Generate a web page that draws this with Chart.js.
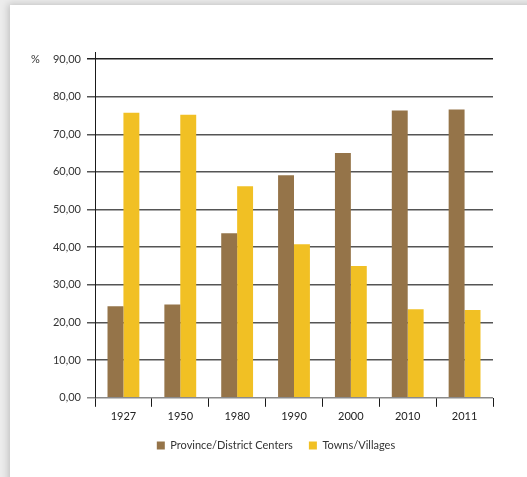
<!DOCTYPE html>
<html>
<head>
<meta charset="utf-8">
<script src="https://cdn.jsdelivr.net/npm/chart.js@4"></script>
<style>
  html, body { margin: 0; padding: 0; }
  body { width: 527px; height: 477px; background: #ececec; position: relative; overflow: hidden; }
  .card { position: absolute; left: 10px; top: 5px; width: 600px; height: 560px; background: #fff; box-shadow: -2px -1px 7px rgba(0,0,0,0.18); }
  #wrap { position: absolute; left: 0; top: 0; width: 527px; height: 477px; }
</style>
</head>
<body>
<div class="card"></div>
<div id="wrap"><canvas id="myBarChart"></canvas></div>
<script>
const years = ["1927", "1950", "1980", "1990", "2000", "2010", "2011"];
const provinceCenters = [24.3, 24.8, 43.7, 59.1, 65.0, 76.3, 76.6];
const townsVillages = [75.7, 75.2, 56.2, 40.8, 35.0, 23.5, 23.3];
const yMax = 90;
const yStep = 10;

const FONT = "Lato";

// draws the "%" unit and the short extension of the y axis above the top line
const axisExtras = {
  id: "axisExtras",
  afterLayout(chart) {
    // legend sits a bit right of the canvas centre in the original
    chart.legend.left += 39;
  },
  afterDraw(chart) {
    const { ctx, chartArea } = chart;
    const y = chart.scales.y;
    ctx.save();
    ctx.strokeStyle = "#1a1a1a";
    ctx.lineWidth = 1;
    ctx.beginPath();
    ctx.moveTo(chartArea.left + 0.5, chartArea.top - 7);
    ctx.lineTo(chartArea.left + 0.5, chartArea.bottom);
    ctx.stroke();
    ctx.fillStyle = "#333";
    ctx.font = "11px " + FONT;
    ctx.textAlign = "left";
    ctx.textBaseline = "middle";
    ctx.fillText("%", 31, y.getPixelForValue(yMax));
    ctx.restore();
  },
};

const ctx = document.getElementById("myBarChart");

new Chart(ctx, {
  type: "bar",
  data: {
    labels: years,
    datasets: [
      {
        label: "Province/District Centers",
        data: provinceCenters,
        backgroundColor: "#957449",
      },
      {
        label: "Towns/Villages",
        data: townsVillages,
        backgroundColor: "#f1c024",
      },
    ],
  },
  options: {
    responsive: true,
    maintainAspectRatio: false,
    animation: false,
    categoryPercentage: 0.56,
    barPercentage: 1.0,
    layout: {
      padding: { top: 59, left: 20, right: 34, bottom: 16 },
    },
    plugins: {
      legend: {
        position: "bottom",
        labels: {
          boxWidth: 8,
          boxHeight: 8,
          padding: 16,
          color: "#333",
          font: { family: FONT, size: 11 },
        },
      },
      tooltip: { enabled: false },
    },
    scales: {
      x: {
        offset: true,
        afterFit: (scale) => { scale.height -= 2; },
        grid: {
          display: true,
          offset: true,
          drawOnChartArea: false,
          drawTicks: true,
          tickLength: 9,
          color: "#1a1a1a",
        },
        border: { display: false },
        ticks: {
          padding: 3,
          color: "#222",
          font: { family: FONT, size: 11 },
        },
      },
      y: {
        min: 0,
        max: yMax,
        afterFit: (scale) => { scale.width = 75; },
        grid: {
          tickLength: 8,
          lineWidth: 1.5,
          color: (c) => (c.tick && c.tick.value === yMax ? "#222" : c.tick && c.tick.value === 0 ? "#8a8a8a" : "#555"),
        },
        border: { display: false },
        ticks: {
          stepSize: yStep,
          padding: 6,
          color: "#333",
          font: { family: FONT, size: 11 },
          callback: (v) => Number(v).toFixed(2).replace(".", ","),
        },
      },
    },
  },
  plugins: [axisExtras],
});
</script>
</body>
</html>
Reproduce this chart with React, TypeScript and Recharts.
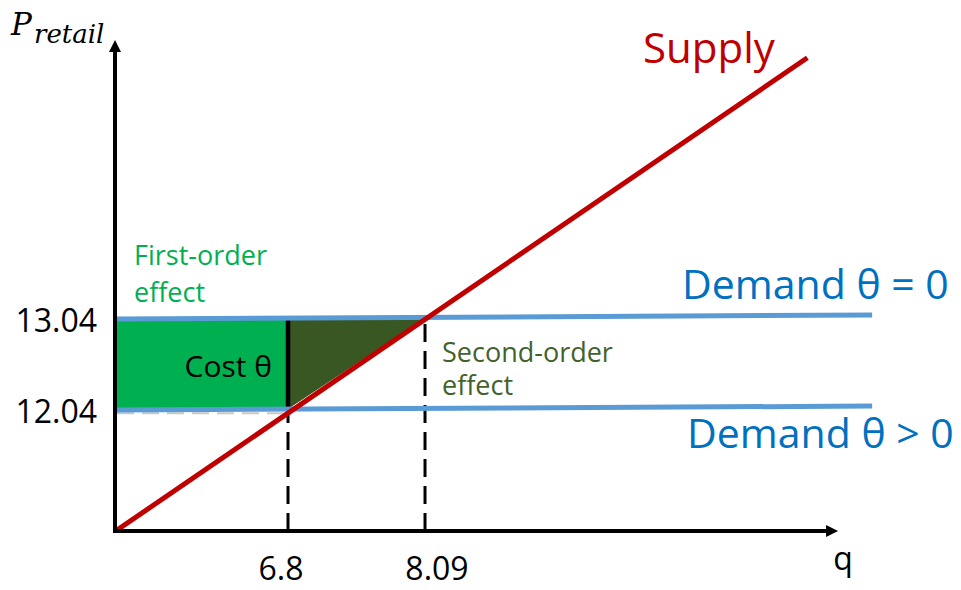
import { ComposedChart, Line, Area, XAxis, YAxis, ReferenceArea, ReferenceLine } from 'recharts';

// values
const qTicks = [6.8, 8.09];
const pTicks = [12.04, 13.04];
const supply = [
  { q: 5.19, p: 10.71 },
  { q: 11.69, p: 15.9 },
];
const demandZero = [
  { q: 5.19, p: 13.029 },
  { q: 12.3, p: 13.073 },
];
const demandPositive = [
  { q: 5.19, p: 12.029 },
  { q: 12.3, p: 12.073 },
];
const secondOrder = [
  { q: 6.8, band: [12.04, 13.04] },
  { q: 8.09, band: [13.04, 13.04] },
];

const X_DOMAIN = [5.171, 12.374];
const Y_DOMAIN = [10.7, 16.205];
const X_ARROW_END = 11.979;
const Y_ARROW_END = 16.095;

const FONT = '"Open Sans", sans-serif';
const BLUE = '#5B9BD5';
const BLUE_TEXT = '#0070C0';
const RED = '#C00000';
const GREEN = '#00B050';
const DARK_GREEN = '#385723';

const TICK_SHIFT: Record<string, number> = { '6.8': -7, '8.09': 12 };

function XTick({ x, payload }: any) {
  const shift = TICK_SHIFT[String(payload.value)] ?? 0;
  return (
    <text x={x + shift} y={580} textAnchor="middle" fontSize={32} fontFamily={FONT} fill="#000">
      {payload.value}
    </text>
  );
}

function YTick({ y, payload }: any) {
  return (
    <text x={97} y={y + 14} textAnchor="end" fontSize={32} fontFamily={FONT} fill="#000">
      {payload.value.toFixed(2)}
    </text>
  );
}

function ArrowAxis(props: any) {
  const { x1, y1, x2, y2 } = props;
  const vertical = Math.abs(x1 - x2) < 1;
  const head = vertical
    ? `${x2 - 6},${y2 + 12} ${x2 + 6},${y2 + 12} ${x2},${y2}`
    : `${x2 - 12},${y2 - 6} ${x2 - 12},${y2 + 6} ${x2},${y2}`;
  return (
    <g>
      <line
        x1={x1}
        y1={vertical ? y1 + 2 : y1}
        x2={vertical ? x2 : x2 - 10}
        y2={vertical ? y2 + 10 : y2}
        stroke="#000"
        strokeWidth={4}
      />
      <polygon points={head} fill="#000" />
    </g>
  );
}

export default function App() {
  return (
    <div style={{ position: 'absolute', left: 0, top: 0, width: 961, height: 590, background: '#fff' }}>
      <ComposedChart width={961} height={590} margin={{ top: 30, right: 81, bottom: 0, left: 0 }}>
        <XAxis
          type="number"
          dataKey="q"
          domain={X_DOMAIN}
          ticks={qTicks}
          axisLine={false}
          tickLine={false}
          height={59}
          tick={<XTick />}
          allowDataOverflow
        />
        <YAxis
          type="number"
          domain={Y_DOMAIN}
          ticks={pTicks}
          axisLine={false}
          tickLine={false}
          width={115}
          tick={<YTick />}
          allowDataOverflow
        />

        <ReferenceArea x1={5.19} x2={6.8} y1={12.04} y2={13.04} fill={GREEN} fillOpacity={1} stroke="none" />
        <Area
          data={secondOrder}
          dataKey="band"
          type="linear"
          fill={DARK_GREEN}
          fillOpacity={1}
          stroke="none"
          isAnimationActive={false}
          dot={false}
          activeDot={false}
        />

        <ReferenceLine
          segment={[{ x: 5.19, y: 11.995 }, { x: 6.8, y: 11.995 }]}
          stroke="#c8c8c8"
          strokeWidth={2}
          strokeDasharray="17 8"
        />
        <ReferenceLine
          segment={[{ x: 6.8, y: Y_DOMAIN[0] }, { x: 6.8, y: 12.04 }]}
          stroke="#000"
          strokeWidth={3}
          strokeDasharray="18 9"
        />
        <ReferenceLine
          segment={[{ x: 8.09, y: Y_DOMAIN[0] }, { x: 8.09, y: 13.04 }]}
          stroke="#000"
          strokeWidth={3}
          strokeDasharray="18 9"
        />
        <ReferenceLine
          segment={[{ x: 6.8, y: 12.04 }, { x: 6.8, y: 13.04 }]}
          stroke="#000"
          strokeWidth={4.5}
        />

        <Line data={demandZero} dataKey="p" type="linear" stroke={BLUE} strokeWidth={5} dot={false} activeDot={false} isAnimationActive={false} />
        <Line data={demandPositive} dataKey="p" type="linear" stroke={BLUE} strokeWidth={5} dot={false} activeDot={false} isAnimationActive={false} />
        <Line data={supply} dataKey="p" type="linear" stroke={RED} strokeWidth={5} dot={false} activeDot={false} isAnimationActive={false} />

        <ReferenceLine
          segment={[{ x: X_DOMAIN[0], y: Y_DOMAIN[0] }, { x: X_DOMAIN[0], y: Y_ARROW_END }]}
          shape={ArrowAxis}
        />
        <ReferenceLine
          segment={[{ x: X_DOMAIN[0], y: Y_DOMAIN[0] }, { x: X_ARROW_END, y: Y_DOMAIN[0] }]}
          shape={ArrowAxis}
        />
      </ComposedChart>

      <svg width={961} height={590} style={{ position: 'absolute', left: 0, top: 0, pointerEvents: 'none' }}>
        <text x={11} y={35} fontFamily='"DejaVu Serif", serif' fontStyle="italic" fontSize={31} fill="#000">P</text>
        <text x={34} y={43} fontFamily='"DejaVu Serif", serif' fontStyle="italic" fontSize={26} fill="#000">retail</text>

        <text x={643} y={63} fontFamily={FONT} fontSize={42} fill={RED}>Supply</text>
        <text x={682} y={299} fontFamily={FONT} fontSize={41} fill={BLUE_TEXT}>Demand θ = 0</text>
        <text x={687} y={448} fontFamily={FONT} fontSize={41} fill={BLUE_TEXT}>Demand θ &gt; 0</text>

        <text x={134} y={265} fontFamily={FONT} fontSize={27} fill={GREEN}>First-order</text>
        <text x={134} y={302} fontFamily={FONT} fontSize={27} fill={GREEN}>effect</text>
        <text x={442} y={362} fontFamily={FONT} fontSize={27} fill="#43622B">Second-order</text>
        <text x={442} y={395} fontFamily={FONT} fontSize={27} fill="#43622B">effect</text>
        <text x={272} y={377} textAnchor="end" fontFamily={FONT} fontSize={30} fill="#000">Cost θ</text>

        <text x={843} y={570} textAnchor="middle" fontFamily={FONT} fontSize={32} fill="#000">q</text>
      </svg>
    </div>
  );
}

+ + + + + + +

Work required
Begin at the line containing "Reproduce this chart", end at the line containing "YAxis, ReferenceArea, ReferenceLine", and copy those lines word for word, both included. Skip pictures.

Task solution
Reproduce this chart with React, TypeScript and Recharts.
import { ComposedChart, Line, Area, XAxis, YAxis, ReferenceArea, ReferenceLine } from 'recharts';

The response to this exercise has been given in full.